Мало кто из современных писателей Запада умеет с таким увлекательным мастерством изображать, как сознание и действительность начинают становиться причудливо-фантастическими, ирреальными в своей реальности. Именно эта тонкая психологическая трактовка душевного смятения побудили западную критику называть Манна «романтическим реалистом», нельзя сказать, чтобы слишком удачно.
Выше мы сказали, что в беседах Лотты с Римером, Аделью и Августом с разных сторон и под разными углами зрения рассматривается неприступно сложный образ Гете. Но здесь следует сразу оговорить всю тщету этих усилий, несмотря на незаурядную глубину понимания, высказанную Римером, на острую женскую наблюдательность Адели, на кровную связь Августа с великим человеком.
Самая «философическая» из встреч, бесспорно, встреча с Римером. Большой пытливый ум, обостренное ощущение искусства, даже болезненная ранимость самолюбия делают его призванным толкователем Гете-художника и Гете-человека, тем самым и толкователем сравнительных человеческих масштабов.
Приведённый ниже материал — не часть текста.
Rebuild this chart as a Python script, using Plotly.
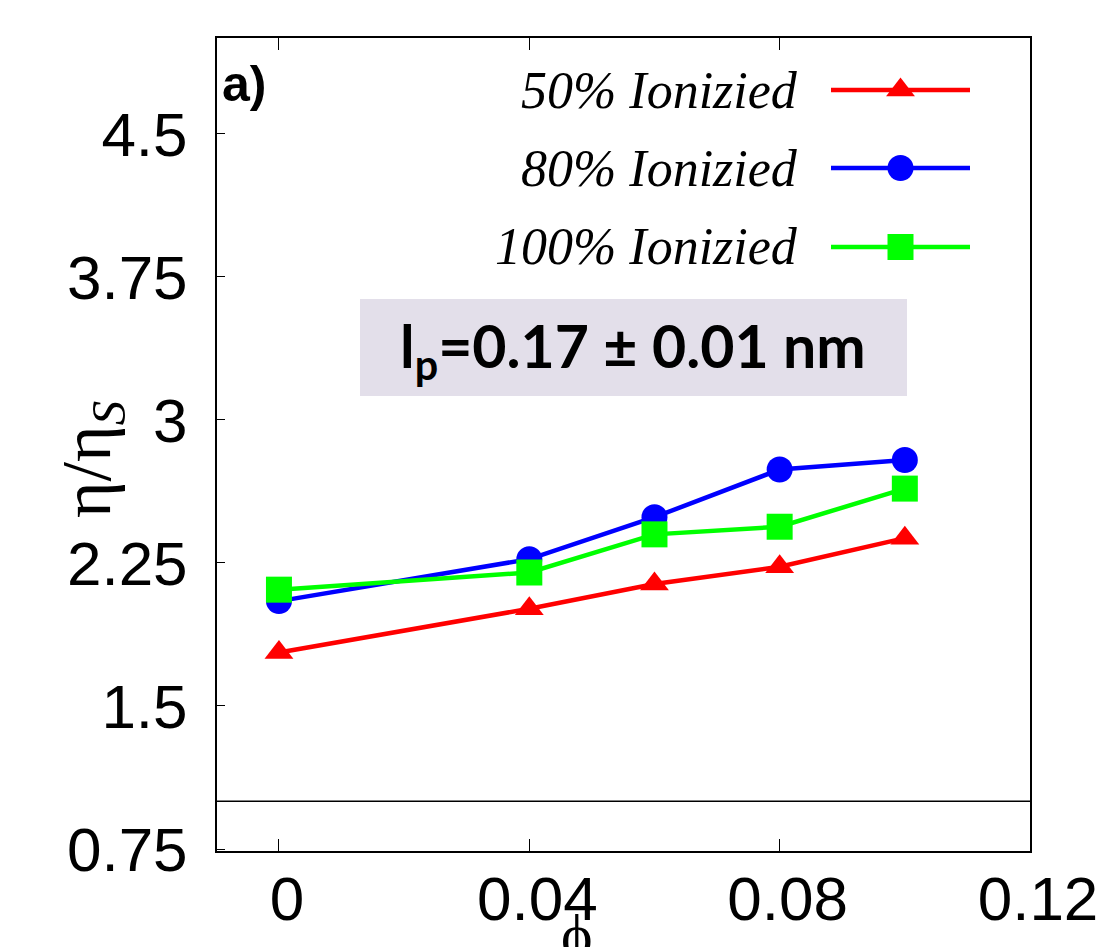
import plotly.graph_objects as go

# Volume fraction and relative viscosity for three ionization levels
phi = [0.0, 0.04, 0.06, 0.08, 0.10]
eta_50 = [1.78, 2.01, 2.14, 2.23, 2.38]
eta_80 = [2.05, 2.27, 2.49, 2.74, 2.79]
eta_100 = [2.11, 2.20, 2.40, 2.44, 2.64]

series_names = ["50% Ionizied", "80% Ionizied", "100% Ionizied"]
series_colors = ["#FF0000", "#0000FF", "#00FF00"]
series_symbols = ["triangle-up", "circle", "square"]
series_sizes = [25, 26, 26]

x_ticks = [0.0, 0.04, 0.08, 0.12]
x_ticklabels = ["0", "0.04", "0.08", "0.12"]
y_ticks = [0.75, 1.5, 2.25, 3.0, 3.75, 4.5]
y_ticklabels = ["0.75", "1.5", "2.25", "3", "3.75", "4.5"]
reference_level = 1.0

W, H = 1097, 947
ML, MR, MT, MB = 217, 67, 38, 96
PW = W - ML - MR
PH = H - MT - MB


def px_x(p):
    return (p - ML) / PW


def px_y(p):
    return (H - MB - p) / PH


fig = go.Figure()

for name, ys, col, sym, sz in zip(series_names, [eta_50, eta_80, eta_100],
                                  series_colors, series_symbols, series_sizes):
    fig.add_trace(go.Scatter(
        x=phi, y=ys, mode="lines+markers", name=name,
        line=dict(color=col, width=4.5),
        marker=dict(symbol=sym, size=sz, color=col, opacity=1, line=dict(width=0)),
        showlegend=False, cliponaxis=False,
    ))

# Key: text on the left, line sample with marker on the right
key_rows = [90, 168, 247]
for name, col, sym, sz, row in zip(series_names, series_colors, series_symbols,
                                   series_sizes, key_rows):
    fig.add_trace(go.Scatter(
        x=[0, 0.5, 1], y=[px_y(row)] * 3, mode="lines+markers",
        xaxis="x2", yaxis="y2",
        line=dict(color=col, width=4.5),
        marker=dict(symbol=sym, size=[0, sz, 0], color=col, opacity=1, line=dict(width=0)),
        showlegend=False, hoverinfo="skip", cliponaxis=False,
    ))
    fig.add_annotation(
        xref="paper", yref="paper", x=px_x(800), y=px_y(row),
        xanchor="right", yanchor="middle", showarrow=False,
        text=f"<i>{name}</i>",
        font=dict(family="Liberation Serif, Times New Roman, serif", size=52, color="black"),
    )

fig.add_shape(type="line", xref="paper", yref="y", x0=0, x1=1,
              y0=reference_level, y1=reference_level,
              line=dict(color="black", width=1.5))

fig.add_shape(type="rect", xref="paper", yref="paper",
              x0=px_x(360), x1=px_x(907), y0=px_y(396), y1=px_y(299),
              fillcolor="#E3DFEA", line=dict(width=0), layer="below")
fig.add_annotation(
    xref="paper", yref="paper", x=px_x(633), y=px_y(349),
    xanchor="center", yanchor="middle", showarrow=False,
    text="<b>l<sub>p</sub>=0.17 ± 0.01 nm</b>",
    font=dict(family="Lato, Open Sans, sans-serif", size=59, color="black"),
)

fig.add_annotation(
    xref="paper", yref="paper", x=px_x(220), y=px_y(84),
    xanchor="left", yanchor="middle", showarrow=False,
    text="<b>a)</b>",
    font=dict(family="Liberation Sans, Arial, sans-serif", size=50, color="black"),
)

# Axis titles
fig.add_annotation(
    xref="paper", yref="paper", x=px_x(92), y=px_y(460),
    xanchor="center", yanchor="middle", showarrow=False, textangle=-90,
    text="η/η<sub><i>S</i></sub>",
    font=dict(family="Liberation Serif, Times New Roman, serif", size=70, color="black"),
)
fig.add_annotation(
    xref="paper", yref="paper", x=px_x(577), y=px_y(900),
    xanchor="center", yanchor="top", showarrow=False,
    text="ϕ",
    font=dict(family="Liberation Serif, Times New Roman, serif", size=60, color="black"),
)

tick_font = dict(family="Liberation Sans, Arial, sans-serif", size=62, color="black")

fig.update_layout(
    width=W, height=H,
    margin=dict(l=ML, r=MR, t=MT, b=MB, autoexpand=False),
    paper_bgcolor="white", plot_bgcolor="rgba(0,0,0,0)",
    font=dict(family="Liberation Sans, Arial, sans-serif", color="black"),
    xaxis=dict(
        range=[-0.0099, 0.12], tickvals=x_ticks, ticktext=x_ticklabels,
        ticks="inside", ticklen=12, tickwidth=1, tickcolor="black",
        showline=True, linecolor="black", linewidth=2, mirror="allticks",
        showgrid=False, zeroline=False, tickfont=tick_font,
        ticklabelshift=8, ticklabelstandoff=-7,
        ticklabeloverflow="allow", automargin=False,
    ),
    yaxis=dict(
        range=[0.7395, 5.003], tickvals=y_ticks, ticktext=y_ticklabels,
        ticks="inside", ticklen=8, tickwidth=1, tickcolor="black",
        showline=True, linecolor="black", linewidth=2, mirror=True,
        showgrid=False, zeroline=False, tickfont=tick_font,
        ticklabelstandoff=15, automargin=False,
    ),
    xaxis2=dict(domain=[px_x(831), px_x(970)], range=[0, 1], anchor="y2",
                visible=False, fixedrange=True, automargin=False),
    yaxis2=dict(domain=[0, 1], range=[0, 1], anchor="x2",
                visible=False, fixedrange=True, automargin=False),
)

fig.write_html("out.html")
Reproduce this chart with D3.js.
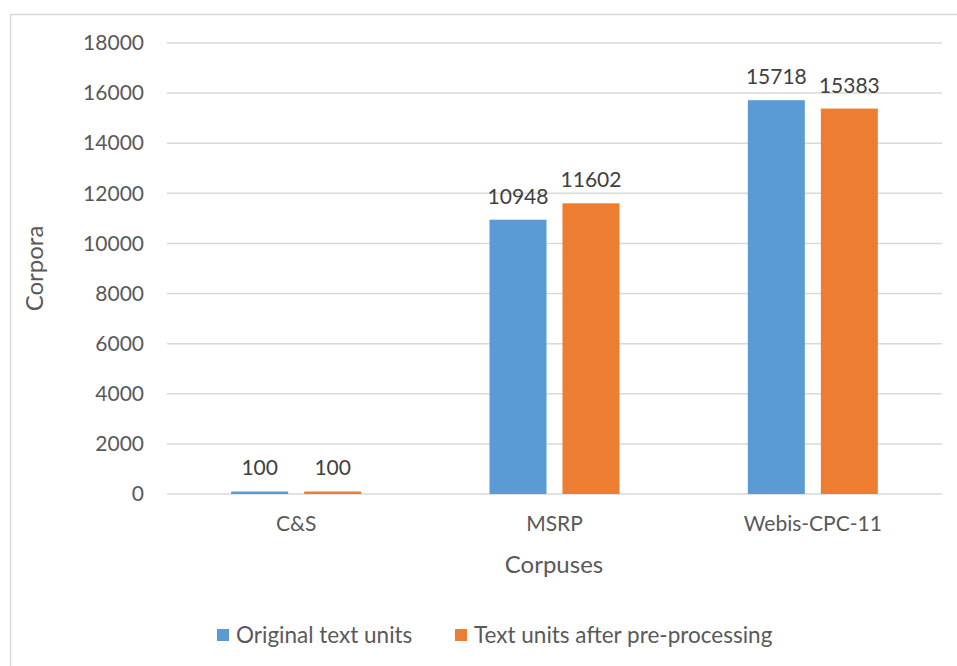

Именно в уста Римера влагает Томас Манн такие блестящие характеристики, как раскрытие природы гетевской прозы, которое может с честью выдержать сравнение со знаменитой характеристикой Шекспира из «Вильгельма Мейстера». Римеру же принадлежит и толкование душевной основы Гете (и тем самым всякого великого художника). Мы не знаем, насколько Томас Манн согласен с этим его толкованием, более того, мы убеждены, что видеть полную правду в словах Римера автор не может уже потому, что на несостоятельности всех попыток современников осмыслить «феномен Гете» он, видимо, как раз и настаивает. Но иное из сказанного Римером, надо думать, автором все же одобрено, и притом многое такое, с чем никак нельзя согласиться.